Writing, Feeling, and the History of Flow
Wednesday, March 11, 12–1:30pm | Valentine Overlook, Clifton Court Hall 5280 | Register
This talk puts two problems in dialogue: first, the private misery many academics experience on a given day spent hoping our writing will “flow,” and second, the public challenge of explaining why academic expertise matters now, when so many of higher education’s resources have been blocked. These two problems bridge several perceived divides: individual and social, emotional and rational, psychological and political. Such divides are so familiar we can forget they have histories. But, they do. Indeed, the river city of Cincinnati— with its particular relation to the global flows of water, immigrants, industrial products, and ideas—has played a significant role in those histories. Taking Cincinnati as a case study, and drawing on her recent book Reasons and Feelings: Writing for the Humanities Now, Mesle explores how personal feelings have material, trackable, and transformable connections to our communities. She further proposes that humanists’ skills— such as our ability to historicize seemingly ephemeral experiences, like bad writing feelings— make us uniquely suited to addressing the broader crises of our period.
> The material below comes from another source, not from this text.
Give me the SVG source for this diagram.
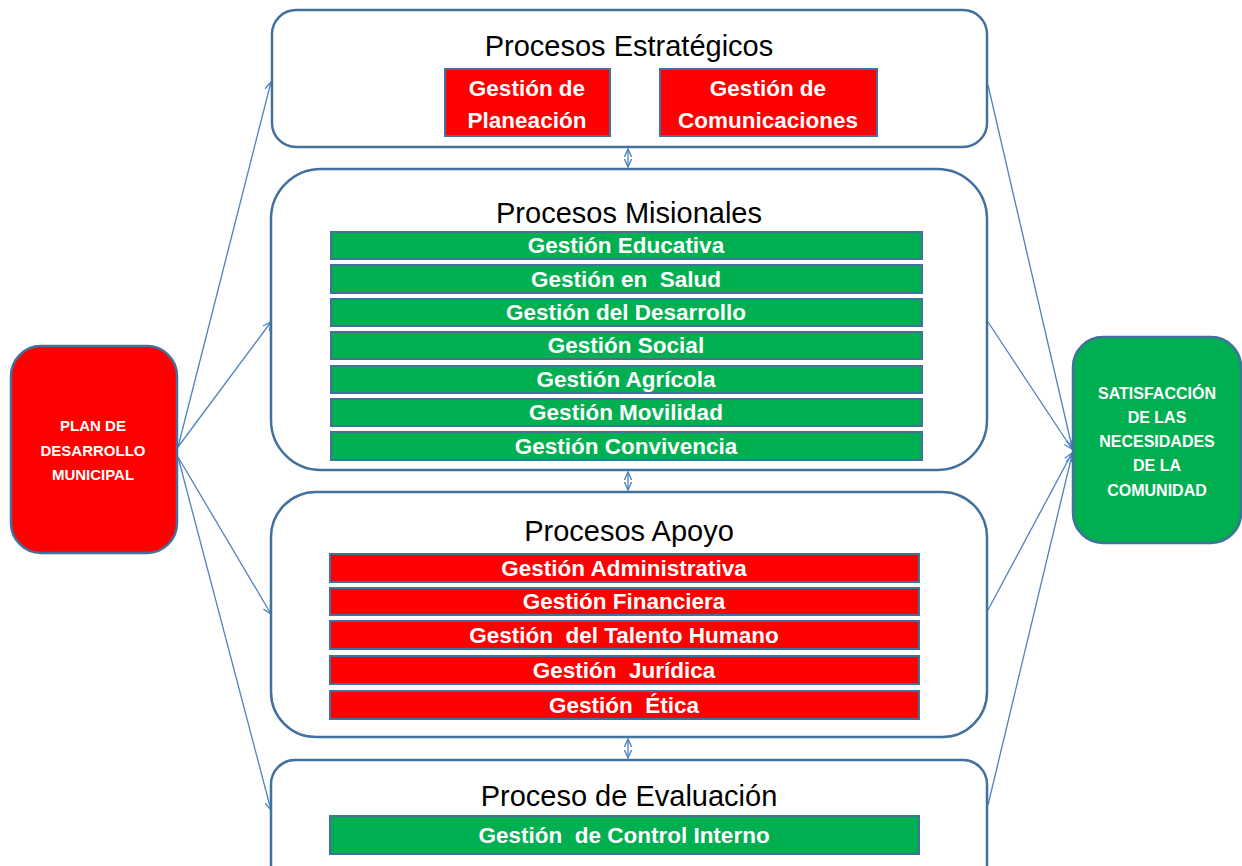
<svg xmlns="http://www.w3.org/2000/svg" width="1242" height="866" viewBox="0 0 1242 866">
<style>
.frame{fill:#fff;stroke:#41719C;stroke-width:2.5}
.red{fill:#FF0000;stroke:#41719C;stroke-width:2}
.green{fill:#00B050;stroke:#41719C;stroke-width:2}
.title{font-family:"Liberation Sans",Arial,sans-serif;font-size:29px;fill:#000;text-anchor:middle}
.bar{font-family:"Liberation Sans",Arial,sans-serif;font-size:22.5px;font-weight:bold;fill:#fff;text-anchor:middle}
.small{font-family:"Liberation Sans",Arial,sans-serif;font-size:15px;font-weight:bold;fill:#fff;text-anchor:middle}
.small2{font-family:"Liberation Sans",Arial,sans-serif;font-size:16px;font-weight:bold;fill:#fff;text-anchor:middle}
.conn{fill:none;stroke:#4F81BD;stroke-width:1.3}
</style>
<defs>
<marker id="arr" viewBox="0 0 10 10" refX="9" refY="5" markerWidth="10" markerHeight="10" markerUnits="userSpaceOnUse" orient="auto">
<path d="M1,1 L9,5 L1,9" fill="none" stroke="#4F81BD" stroke-width="1.3"/>
</marker>
<marker id="dbl" viewBox="0 0 10 10" refX="9" refY="5" markerWidth="9" markerHeight="9" markerUnits="userSpaceOnUse" orient="auto-start-reverse">
<path d="M0,1 L9,5 L0,9" fill="none" stroke="#4F81BD" stroke-width="1.5"/>
</marker>
</defs>

<g id="connectors">
<path class="conn" d="M178,447 L271,82" marker-end="url(#arr)"/>
<path class="conn" d="M178,447 L271,322" marker-end="url(#arr)"/>
<path class="conn" d="M178,457 L271,614" marker-end="url(#arr)"/>
<path class="conn" d="M178,457 L271,810" marker-end="url(#arr)"/>
<path class="conn" d="M988,85 L1072,447" marker-end="url(#arr)"/>
<path class="conn" d="M988,322 L1072,449" marker-end="url(#arr)"/>
<path class="conn" d="M988,610 L1072,453" marker-end="url(#arr)"/>
<path class="conn" d="M988,805 L1072,455" marker-end="url(#arr)"/>
<path class="conn" d="M628,149 L628,167" marker-start="url(#dbl)" marker-end="url(#dbl)"/>
<path class="conn" d="M628,472 L628,490" marker-start="url(#dbl)" marker-end="url(#dbl)"/>
<path class="conn" d="M628,739 L628,758" marker-start="url(#dbl)" marker-end="url(#dbl)"/>
</g>

<g id="plan">
<rect x="11" y="346" width="166" height="207" rx="30" fill="#FF0000" stroke="#41719C" stroke-width="2.5"/>
<text class="small" x="93" y="431">PLAN DE</text>
<text class="small" x="93" y="456">DESARROLLO</text>
<text class="small" x="93" y="480">MUNICIPAL</text>
</g>

<g id="satisfaccion">
<rect x="1073" y="337" width="168" height="206" rx="30" fill="#00B050" stroke="#41719C" stroke-width="2.5"/>
<text class="small2" x="1157" y="399">SATISFACCIÓN</text>
<text class="small2" x="1157" y="423">DE LAS</text>
<text class="small2" x="1157" y="447">NECESIDADES</text>
<text class="small2" x="1157" y="471">DE LA</text>
<text class="small2" x="1157" y="496">COMUNIDAD</text>
</g>

<g id="estrategicos">
<rect class="frame" x="272" y="10" width="715" height="137" rx="24"/>
<text class="title" x="629" y="56">Procesos Estratégicos</text>
<rect class="red" x="445" y="69" width="165" height="67"/>
<text class="bar" x="527" y="96">Gestión de</text>
<text class="bar" x="527" y="128">Planeación</text>
<rect class="red" x="660" y="69" width="217" height="67"/>
<text class="bar" x="768" y="96">Gestión de</text>
<text class="bar" x="768" y="128">Comunicaciones</text>
</g>

<g id="misionales">
<rect class="frame" x="271" y="169" width="716" height="301" rx="50"/>
<text class="title" x="629" y="223">Procesos Misionales</text>
<rect class="green" x="331" y="232" width="591" height="27"/>
<text class="bar" x="626" y="253">Gestión Educativa</text>
<rect class="green" x="331" y="265" width="591" height="28"/>
<text class="bar" x="626" y="287" xml:space="preserve">Gestión en  Salud</text>
<rect class="green" x="331" y="299" width="591" height="27"/>
<text class="bar" x="626" y="320">Gestión del Desarrollo</text>
<rect class="green" x="331" y="332" width="591" height="27"/>
<text class="bar" x="626" y="353">Gestión Social</text>
<rect class="green" x="331" y="366" width="591" height="27"/>
<text class="bar" x="626" y="387">Gestión Agrícola</text>
<rect class="green" x="331" y="399" width="591" height="27"/>
<text class="bar" x="626" y="420">Gestión Movilidad</text>
<rect class="green" x="331" y="432" width="591" height="28"/>
<text class="bar" x="626" y="454">Gestión Convivencia</text>
</g>

<g id="apoyo">
<rect class="frame" x="271" y="492" width="716" height="245" rx="45"/>
<text class="title" x="629" y="541">Procesos Apoyo</text>
<rect class="red" x="330" y="554" width="589" height="28"/>
<text class="bar" x="624" y="576">Gestión Administrativa</text>
<rect class="red" x="330" y="588" width="589" height="27"/>
<text class="bar" x="624" y="609">Gestión Financiera</text>
<rect class="red" x="330" y="621" width="589" height="28"/>
<text class="bar" x="624" y="643" xml:space="preserve">Gestión  del Talento Humano</text>
<rect class="red" x="330" y="656" width="589" height="28"/>
<text class="bar" x="624" y="678" xml:space="preserve">Gestión  Jurídica</text>
<rect class="red" x="330" y="691" width="589" height="28"/>
<text class="bar" x="624" y="713" xml:space="preserve">Gestión  Ética</text>
</g>

<g id="evaluacion">
<rect class="frame" x="271" y="760" width="716" height="130" rx="24"/>
<text class="title" x="629" y="806">Proceso de Evaluación</text>
<rect class="green" x="330" y="816" width="589" height="38"/>
<text class="bar" x="624" y="843" xml:space="preserve">Gestión  de Control Interno</text>
</g>
</svg>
Sarah Mesle is a professor, writer, and editor based in Los Angeles, California. She is faculty at USC, the former Senior Humanities Editor of the Los Angeles Review of Books, founding co-editor of the LARB channel Avidly and the NYU short book series Avidly Reads. Mesle’s many essays about writing, literature, gender, television, and more have appeared in venues such as The Chronicle of Higher Education, The Los Angeles Review of Books, Talking Points Memo, Guernica, InStyle magazine, andThe New York Times Magazine. She is a nineteenth-century Americanist by training and is interested, generally speaking, in the long strange history of the American novel and in the many ways popular culture can excite, estrange, and surprise.